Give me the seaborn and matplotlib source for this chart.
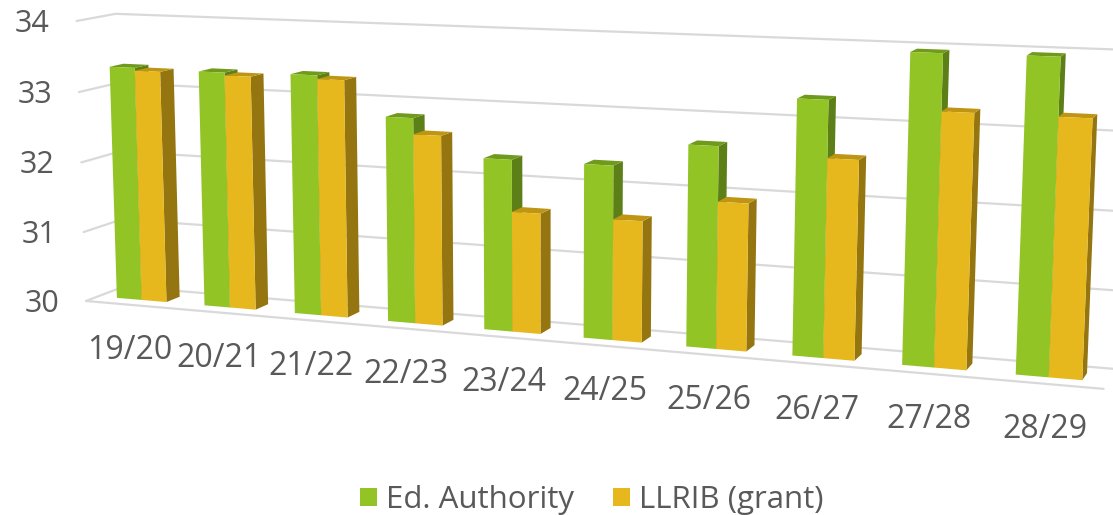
import numpy as np
import pandas as pd
import matplotlib
matplotlib.use("Agg")
import matplotlib.pyplot as plt
from matplotlib.patches import Polygon
from matplotlib.transforms import Transform
import seaborn as sns

# ---- data
years = ["19/20", "20/21", "21/22", "22/23", "23/24", "24/25", "25/26", "26/27", "27/28", "28/29"]
ed_authority = [33.33, 33.32, 33.34, 32.82, 32.33, 32.33, 32.66, 33.32, 33.96, 33.97]
llrib_grant = [33.29, 33.28, 33.29, 32.6, 31.63, 31.62, 31.94, 32.58, 33.24, 33.24]
series_names = ["Ed. Authority", "LLRIB (grant)"]
value_ticks = [30, 31, 32, 33, 34]

# ---- styles
FRONT = ["#92C425", "#E6B81E"]
TOP = ["#6F9A1B", "#BF9614"]
SIDE = ["#5C7F18", "#95750F"]
GRID = "#D9D9D9"
TEXT = "#595959"
FONT = "Open Sans"
W, H = 1113, 515

# ---- camera of the 3-D look: vanishing points (pixels) and their strengths
ORIGIN = np.array([86.0, 301.0])
VP_X, KX = np.array([-5600.0, -190.0]), -0.01518
VP_V, KV = np.array([545.0, 14000.0]), -0.005008
VP_D, KD = np.array([1500.0, -240.0]), 0.0276
BASE = value_ticks[0]
S_OFF = 0.5
N_S = len(years)
D_FRONT, D_BACK = 0.32, 0.68


def project(s, v, d):
    s, v, d = np.asarray(s, float), np.asarray(v, float) - BASE, np.asarray(d, float)
    w = 1 + KX * s + KV * v + KD * d
    x = (ORIGIN[0] + KX * s * VP_X[0] + KV * v * VP_V[0] + KD * d * VP_D[0]) / w
    y = (ORIGIN[1] + KX * s * VP_X[1] + KV * v * VP_V[1] + KD * d * VP_D[1]) / w
    return np.column_stack([np.atleast_1d(x), np.atleast_1d(y)])


class Projection(Transform):
    """Category position / value at a given depth -> picture position."""
    input_dims = output_dims = 2
    is_separable = False
    has_inverse = False

    def __init__(self, plane):
        super().__init__()
        self.plane = plane

    def transform_non_affine(self, values):
        values = np.asarray(values, float)
        return project(values[:, 0] + S_OFF, values[:, 1], np.full(len(values), self.plane))


sns.set_theme(style="white")
plt.rcParams["font.family"] = [FONT, "DejaVu Sans"]

df = pd.DataFrame({
    "year": years * 2,
    "value": ed_authority + llrib_grant,
    "series": [series_names[0]] * len(years) + [series_names[1]] * len(years),
})

fig = plt.figure(figsize=(W / 100, H / 100), dpi=100, facecolor="white")
ax = fig.add_axes([0, 0, 1, 1])
sns.barplot(data=df, x="year", y="value", hue="series", palette=FRONT,
            width=0.57, gap=0, saturation=1, errorbar=None, linewidth=0, ax=ax, legend=True)

bars = [p for p in ax.patches][:2 * len(years)]
front_tf = Projection(D_FRONT) + ax.transData
for k, bar in enumerate(bars):
    series = k // len(years)
    group = k % len(years)
    top = bar.get_height()
    x0, x1 = bar.get_x(), bar.get_x() + bar.get_width()
    bar.set_y(BASE)
    bar.set_height(top - BASE)
    bar.set_transform(front_tf)
    bar.set_zorder(10 + group * 3 + series * 1.5 + 1)
    s0, s1 = x0 + S_OFF, x1 + S_OFF
    top_face = np.vstack([project(s, top, d) for s, d in
                          [(s0, D_FRONT), (s1, D_FRONT), (s1, D_BACK), (s0, D_BACK)]])
    side_face = np.vstack([project(s1, v, d) for v, d in
                           [(top, D_FRONT), (BASE, D_FRONT), (BASE, D_BACK), (top, D_BACK)]])
    ax.add_patch(Polygon(side_face, closed=True, fc=SIDE[series], ec="none", zorder=bar.get_zorder() - 1))
    ax.add_patch(Polygon(top_face, closed=True, fc=TOP[series], ec="none", zorder=bar.get_zorder() - 1))

# walls and floor
for v in value_ticks:
    pts = np.vstack([project(0, v, 0), project(0, v, 1), project(N_S, v, 1)])
    ax.plot(pts[:, 0], pts[:, 1], color=GRID, lw=1.6, zorder=2)
    xy = project(0, v, 0)[0]
    ax.text(xy[0] - 27, xy[1] + 3, str(v), ha="right", va="center", fontsize=22, color=TEXT)
floor = np.vstack([project(0, BASE, 0), project(N_S, BASE, 0)])
ax.plot(floor[:, 0], floor[:, 1], color=GRID, lw=1.6, zorder=2)

# category labels
for i, label in enumerate(years):
    xy = project(i + S_OFF, BASE, 0)[0]
    ax.text(xy[0] + 0.5, xy[1] + 46, label, ha="center", va="center", fontsize=23, color=TEXT)

ax.set_xlim(0, W)
ax.set_ylim(H, 0)
sns.move_legend(ax, "center", bbox_to_anchor=(592 / W, 1 - 500 / H), ncols=2, frameon=False, title=None,
                fontsize=22.5, handlelength=0.55, handleheight=0.55, handletextpad=0.28, columnspacing=1.25,
                labelcolor=TEXT)
ax.set_axis_off()
fig.savefig("out.png", dpi=100, facecolor="white")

§

*The task*.
Make an exact copy of the lines from the top of the material through the line with "W, H = 1113, 515", pictures excluded.

*Answer below*.
Give me the seaborn and matplotlib source for this chart.
import numpy as np
import pandas as pd
import matplotlib
matplotlib.use("Agg")
import matplotlib.pyplot as plt
from matplotlib.patches import Polygon
from matplotlib.transforms import Transform
import seaborn as sns

# ---- data
years = ["19/20", "20/21", "21/22", "22/23", "23/24", "24/25", "25/26", "26/27", "27/28", "28/29"]
ed_authority = [33.33, 33.32, 33.34, 32.82, 32.33, 32.33, 32.66, 33.32, 33.96, 33.97]
llrib_grant = [33.29, 33.28, 33.29, 32.6, 31.63, 31.62, 31.94, 32.58, 33.24, 33.24]
series_names = ["Ed. Authority", "LLRIB (grant)"]
value_ticks = [30, 31, 32, 33, 34]

# ---- styles
FRONT = ["#92C425", "#E6B81E"]
TOP = ["#6F9A1B", "#BF9614"]
SIDE = ["#5C7F18", "#95750F"]
GRID = "#D9D9D9"
TEXT = "#595959"
FONT = "Open Sans"
W, H = 1113, 515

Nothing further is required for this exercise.